Unsatisfied with Fight Club, Durden starts Project Mayhem, an organization made up of only the loyalist of Fight Club members. Tyler becomes the ruler and devotes himself to taking down modern civilization. This is where we start to see Tyler Durden breaking down. Tyler Durden, the novels metaphor to what most men define as manhood and the epitome of what happens when we pressure men, shows readers what eventually happens to men obsessed with masculinity. This symbol of manhood serves another metaphor.
Ironically, he vows to take down modern civilization, run by businessmen mindlessly following faceless corporations. Durden is a hypocrite. The first four rules are “No Questions. No questions. No excuses. No lies” (125). The final rule of Project Mayhem: “is you have to trust Tyler” (130). Tyler becomes the demanding faceless corporations that men spend their lives in cubicles for, no questions asked. The narrator, a symbol of the victim of the pressures of masculinity in our culture, becomes a victim to Tyler’s dictatorship. Project Mayhem is a picture inside a picture of a society that demands mindless work from its men without any questions, stealing away any control or individuality, making them the culmination of manhood: Tyler Durden.
The end of the novel has been disputed as Palahniuk seemingly leaves it up for interpretation. The narrator eventually learns that he is Tyler Durden. Climactically, the narrator stands on top of the building that Tyler plans to explode, bringing us full circle to where the book began. The narrator supposedly turns the gun on himself and shoots himself: “when I pulled the trigger, I died. Liar” (206).

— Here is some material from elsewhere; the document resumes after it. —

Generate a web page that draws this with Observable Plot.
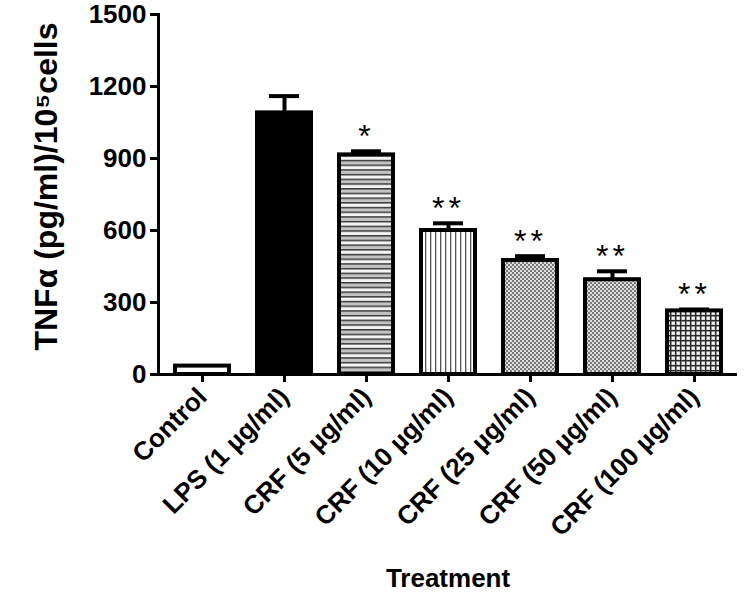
<!DOCTYPE html>
<html>
<head>
<meta charset="utf-8">
<script src="https://cdn.jsdelivr.net/npm/d3@7"></script>
<script src="https://cdn.jsdelivr.net/npm/@observablehq/plot@0.6"></script>
<style>
  html, body { margin: 0; padding: 0; background: #fff; }
  #chart svg { display: block; }
</style>
</head>
<body>
<div id="chart"></div>
<script>
// ---- data ----
const treatments = ["Control", "LPS (1 µg/ml)", "CRF (5 µg/ml)", "CRF (10 µg/ml)", "CRF (25 µg/ml)", "CRF (50 µg/ml)", "CRF (100 µg/ml)"];
const meanValues = [35, 1090, 915, 600, 475, 395, 265];
const errorValues = [0, 70, 15, 30, 18, 35, 6];
const significance = ["", "", "*", "**", "**", "**", "**"];
const yTicks = [0, 300, 600, 900, 1200, 1500];

// ---- styles (kept apart from the data) ----
const fillFor = {
  "Control": "white",
  "LPS (1 µg/ml)": "black",
  "CRF (5 µg/ml)": "url(#hstripe)",
  "CRF (10 µg/ml)": "url(#vstripe)",
  "CRF (25 µg/ml)": "url(#checker)",
  "CRF (50 µg/ml)": "url(#checker)",
  "CRF (100 µg/ml)": "url(#grid)"
};

const rows = treatments.map((t, i) => ({
  name: t, value: meanValues[i], err: errorValues[i], hi: meanValues[i] + errorValues[i], star: significance[i]
}));

const font = "'Liberation Sans', Arial, sans-serif";

const plot = Plot.plot({
  width: 748,
  height: 598,
  marginTop: 14,
  marginBottom: 224,
  marginLeft: 158,
  marginRight: 11,
  style: { fontFamily: font, fontWeight: "bold", color: "black", background: "white" },
  x: { domain: treatments, paddingInner: 0.347, paddingOuter: 0.173, label: null },
  y: { domain: [0, 1500], label: null },
  color: { type: "identity" },
  marks: [
    Plot.barY(rows, { x: "name", y: "value", fill: d => fillFor[d.name], stroke: "black", strokeWidth: 4 }),
    Plot.ruleX(rows.filter(d => d.err > 0), { x: "name", y1: "value", y2: "hi", stroke: "black", strokeWidth: 4 }),
    Plot.tickY(rows.filter(d => d.err > 0), { x: "name", y: "hi", stroke: "black", strokeWidth: 4, insetLeft: 12, insetRight: 12 }),
    Plot.text(rows.filter(d => d.star), { x: "name", y: "hi", text: "star", fontSize: 32, fontWeight: "normal", lineAnchor: "bottom", dy: -4, fill: "black" }),
    Plot.ruleY([0], { stroke: "black", strokeWidth: 3 }),
    Plot.frame({ anchor: "left", stroke: "black", strokeWidth: 3 }),
    Plot.axisY({ ticks: yTicks, tickFormat: d => String(d), tickSize: 8, tickPadding: 4, fontSize: 26, fontWeight: "bold", strokeWidth: 3, label: null }),
    Plot.axisX({ tickSize: 8, tickPadding: 10, tickRotate: -45, fontSize: 26, fontWeight: "bold", strokeWidth: 3, label: null }),
    Plot.text(["TNFα (pg/ml)/10⁵cells"], { frameAnchor: "left", textAnchor: "middle", rotate: -90, dx: -112, dy: -8, fontSize: 32, fontWeight: "bold", fill: "black" }),
    Plot.text(["Treatment"], { frameAnchor: "bottom", dy: 212, fontSize: 26, fontWeight: "bold", fill: "black" })
  ]
});

// pattern definitions for the hatched bars
const svg = d3.select(plot.tagName === "svg" ? plot : plot.querySelector("svg"));
const defs = svg.insert("defs", ":first-child");

const h = defs.append("pattern").attr("id", "hstripe").attr("patternUnits", "userSpaceOnUse").attr("width", 10).attr("height", 9.4);
h.append("rect").attr("width", 10).attr("height", 9.4).attr("fill", "#c4c4c4");
h.append("rect").attr("y", 4.7).attr("width", 10).attr("height", 4.7).attr("fill", "#f4f4f4");
h.append("rect").attr("y", 0).attr("width", 10).attr("height", 1.5).attr("fill", "#3a3a3a");
h.append("rect").attr("y", 4.7).attr("width", 10).attr("height", 1.5).attr("fill", "#3a3a3a");

const v = defs.append("pattern").attr("id", "vstripe").attr("patternUnits", "userSpaceOnUse").attr("width", 5).attr("height", 10);
v.append("rect").attr("width", 5).attr("height", 10).attr("fill", "white");
v.append("rect").attr("x", 0).attr("width", 1.3).attr("height", 10).attr("fill", "#555");

const c = defs.append("pattern").attr("id", "checker").attr("patternUnits", "userSpaceOnUse").attr("width", 4).attr("height", 4);
c.append("rect").attr("width", 4).attr("height", 4).attr("fill", "#dcdcdc");
c.append("rect").attr("width", 2).attr("height", 2).attr("fill", "#7a7a7a");
c.append("rect").attr("x", 2).attr("y", 2).attr("width", 2).attr("height", 2).attr("fill", "#7a7a7a");

const g = defs.append("pattern").attr("id", "grid").attr("patternUnits", "userSpaceOnUse").attr("width", 5).attr("height", 5);
g.append("rect").attr("width", 5).attr("height", 5).attr("fill", "#d8d8d8");
g.append("rect").attr("x", 2).attr("y", 2).attr("width", 2).attr("height", 2).attr("fill", "#f8f8f8");
g.append("rect").attr("width", 1.4).attr("height", 5).attr("fill", "#2a2a2a");
g.append("rect").attr("width", 5).attr("height", 1.4).attr("fill", "#2a2a2a");

// spacing between the asterisks
svg.selectAll("text").filter(function () { return /^\*+$/.test(this.textContent); })
  .style("letter-spacing", "4px");

document.getElementById("chart").appendChild(plot);
</script>
</body>
</html>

In the last chapter, it is also suggested that the narrator is in a mental institution. This is because of the diction Palahniuk uses. The narrator sees white everywhere, people in jackets, and refers to his psychiatrist as God, a man “taking notes on a pad” (207). This man is still mentally ill as he resides in this mental institution with allusions of human beings as God. The narrator clearly still struggles with other personalities, because his first train of thought is followed by a contradicting one. Even more confusing, but evidential is the fact that the voice could be his own voice or Tyler’s. This also could suggest he isn’t dead. Later, the narrator leaves us saying that Tyler Durden isn’t dead. This suggests that the pressure to define oneself as a man, though changing, will never die off. This man will tragically and forever be stuck between his identity and what he thinks it should be.
Overall, the mental institution serves as a symbol of what men in crisis feel like: trapped or crazy. By society putting all of this pressure for men to be cogs in the machine of modern society, to be aggressive and angry and “sweating” and “gritty”, we are forcing men to be an identity. We are making them believe they want this, confusing them when they actually do. We are making them prisoners of their own mind.
Tyler, the epitome of a man’s man, lives on in the narrator’s conflicted brain. This novel questions the dilemma of a man, often tasked in living the toughest, numbest, and strongest life dominated by stoicism and aggression. Through this character, the other voice in this insecure man’s head, we see the tragedy of a man who lives an unsatisfying life chasing an identity he may never catch.